Вскоре на голову визиря обрушился новый удар. Русский главнокомандующий в ответ на его письмо решительно отказался от перемирия, потребовал сразу перейти к заключению мира и предложил в связи с этим выслать в русский лагерь своего уполномоченного.
Визирь снова почувствовал сильные боли в сердце, но не стал звать врачей, а послал за Ресми-Ахмет-эфенди. Первый советник явился с румяным лицом хорошо пообедавшего человека. Его здоровью можно было только завидовать. Силен как буйвол.
Визирь показал советнику письмо Румянцева.
— Что о сем скажете?
— У нас нет другого выбора, — сказал советник, прочитав письмо. — Придется согласиться с предложением русских…
— Наша армия числом солдат все еще превосходит русскую, — как бы в раздумье промолвил визирь.
— Но она разобщена, заперта в крепостях.
Визирь долго молчал, раздумывая. Потом попросил советника составить вместе с секретарем новое письмо на имя Румянцева, еще раз попросить в том письме установления хотя бы краткого перемирия, предложить для проведения мирного конгресса один из островов на Дунае между Рущуком и Журжей, представлявший собой нейтральное место.

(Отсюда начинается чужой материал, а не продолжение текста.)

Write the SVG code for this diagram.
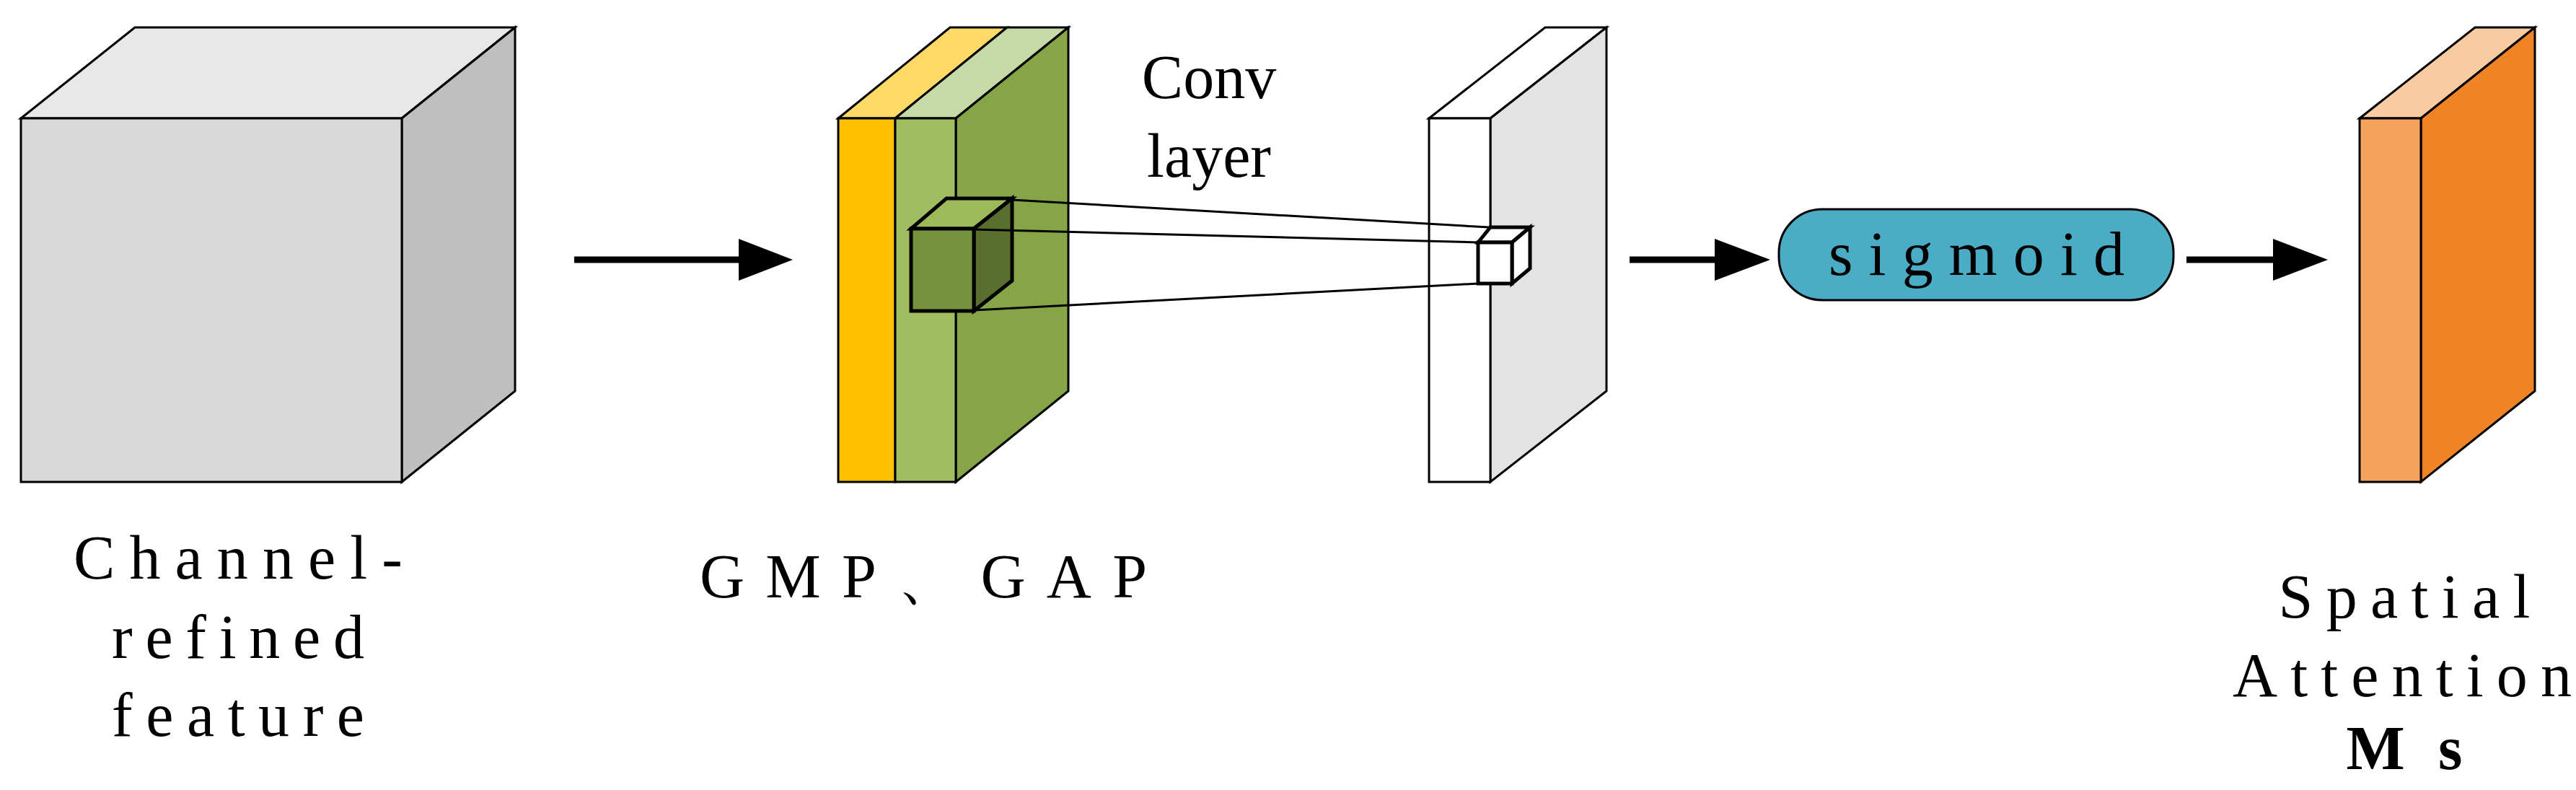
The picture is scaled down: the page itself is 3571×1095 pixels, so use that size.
<svg xmlns="http://www.w3.org/2000/svg" width="3571" height="1095" viewBox="0 0 3571 1095">
<style>
.s{stroke:#000;stroke-width:3;stroke-linejoin:miter}
.t{font-family:"Liberation Serif","DejaVu Serif",serif;font-size:86px;fill:#000;text-anchor:middle}
.ln{stroke:#000;stroke-width:3;fill:none}
.ar{stroke:#000;stroke-width:9;fill:none}
</style>
<rect width="3571" height="1095" fill="#fff"/>
<g id="channel-feature">
<polygon class="s" fill="#e8e8e8" points="29,164 187,38 714,38 557,164"/>
<polygon class="s" fill="#bfbfbf" points="557,164 714,38 714,542 557,668"/>
<rect class="s" fill="#d9d9d9" x="29" y="164" width="528" height="504"/>
<text class="t" x="330" y="802" textLength="456">Channel-</text>
<text class="t" x="330" y="912" textLength="350">refined</text>
<text class="t" x="330" y="1020" textLength="350">feature</text>
</g>
<g id="pooling">
<polygon class="s" fill="#ffd966" points="1162,164 1317,38 1396,38 1241,164"/>
<polygon class="s" fill="#c6d9a6" points="1241,164 1396,38 1481,38 1325,164"/>
<polygon class="s" fill="#86a546" points="1325,164 1481,38 1481,542 1325,668"/>
<rect class="s" fill="#ffc000" x="1162" y="164" width="79" height="504"/>
<rect class="s" fill="#9fbe62" x="1241" y="164" width="84" height="504"/>
<g stroke="#000" stroke-width="5" stroke-linejoin="miter">
<polygon fill="#9bbb59" points="1263,317 1312,275 1403,275 1350,317"/>
<polygon fill="#5a6e2d" points="1350,317 1403,275 1403,389 1350,431"/>
<rect fill="#76923c" x="1263" y="317" width="87" height="114"/>
</g>
<text class="t" x="1280" y="828" textLength="620">GMP、GAP</text>
</g>
<g id="conv-layer">
<polygon class="s" fill="#ffffff" points="1981,164 2142,38 2227,38 2066,164"/>
<polygon class="s" fill="#e3e3e3" points="2066,164 2227,38 2227,542 2066,668"/>
<rect class="s" fill="#ffffff" x="1981" y="164" width="85" height="504"/>
<g stroke="#000" stroke-width="5">
<polygon fill="#fff" points="2049,336 2066,315 2121,315 2096,336"/>
<polygon fill="#fff" points="2096,336 2121,315 2121,372 2096,393"/>
<rect fill="#fff" x="2049" y="336" width="47" height="57"/>
</g>
<text class="t" x="1676" y="136">Conv</text>
<text class="t" x="1676" y="245">layer</text>
</g>
<g id="sigmoid">
<rect x="2466" y="290" width="547" height="126" rx="60" ry="60" fill="#4bacc6" stroke="#000" stroke-width="3"/>
<text class="t" x="2740" y="381" font-size="84" textLength="410">sigmoid</text>
</g>
<g id="spatial-attention">
<polygon class="s" fill="#f8cba0" points="3271,164 3431,38 3514,38 3356,164"/>
<polygon class="s" fill="#ef8427" points="3356,164 3514,38 3514,542 3356,668"/>
<rect class="s" fill="#f5a25c" x="3271" y="164" width="85" height="504"/>
<text class="t" x="3333" y="856" textLength="349">Spatial</text>
<text class="t" x="3330" y="965" textLength="470">Attention</text>
<text class="t" x="3333" y="1066" font-weight="bold" textLength="161">Ms</text>
</g>
<g id="connectors">
<line class="ln" x1="1403" y1="277" x2="2064" y2="315"/>
<line class="ln" x1="1350" y1="318" x2="2049" y2="336"/>
<line class="ln" x1="1350" y1="430" x2="2049" y2="393"/>
<line class="ar" x1="796" y1="360" x2="1030" y2="360"/>
<polygon points="1024,331 1099,360 1024,389" fill="#000"/>
<line class="ar" x1="2259" y1="360" x2="2380" y2="360"/>
<polygon points="2377,331 2454,360 2377,389" fill="#000"/>
<line class="ar" x1="3031" y1="360" x2="3155" y2="360"/>
<polygon points="3151,331 3227,360 3151,389" fill="#000"/>
</g>
</svg>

Наступление русской армии за Дунаем развивалось гораздо успешнее, чем предполагалось. Турки оказались буквально запертыми в своих опорных пунктах. Попытки восстановить сообщение между крепостями не приносили успеха. 24 июня рущукский сераскир Ассан-Бей, пытаясь восстановить прерванную связь с Шумлой, бросил на русский отряд заслона около 5 тысяч конников и до 8 тысяч пехоты. Отчаянная вылазка обернулась для турок поражением. Потеряв убитыми до 800 человек, они вынуждены были вернуться в крепость. Вскоре Ассан-Бей предпринял новую вылазку, но уже на Константинопольскую дорогу. И опять его постигла неудача. На этот раз он потерял убитыми до 1000 человек.
Румянцев теперь уже твердо знал, чем кончится начатая кампания. Турецкая армия оказалась в расставленных силках, из которых ее могла вызволить только новая 100-тысячная армия. А столько войск султан прислать сейчас не мог. Ему надо было держать еще армию для защиты архипелага, где действовал русский флот.
Командиру ударного корпуса генералу Каменскому не терпелось пойти штурмом на Шумлу. В начале кампании его приходилось постоянно подталкивать, а тут сам рвался вперед. Он хотел доказать всем, что способен одерживать победы и без участия Суворова.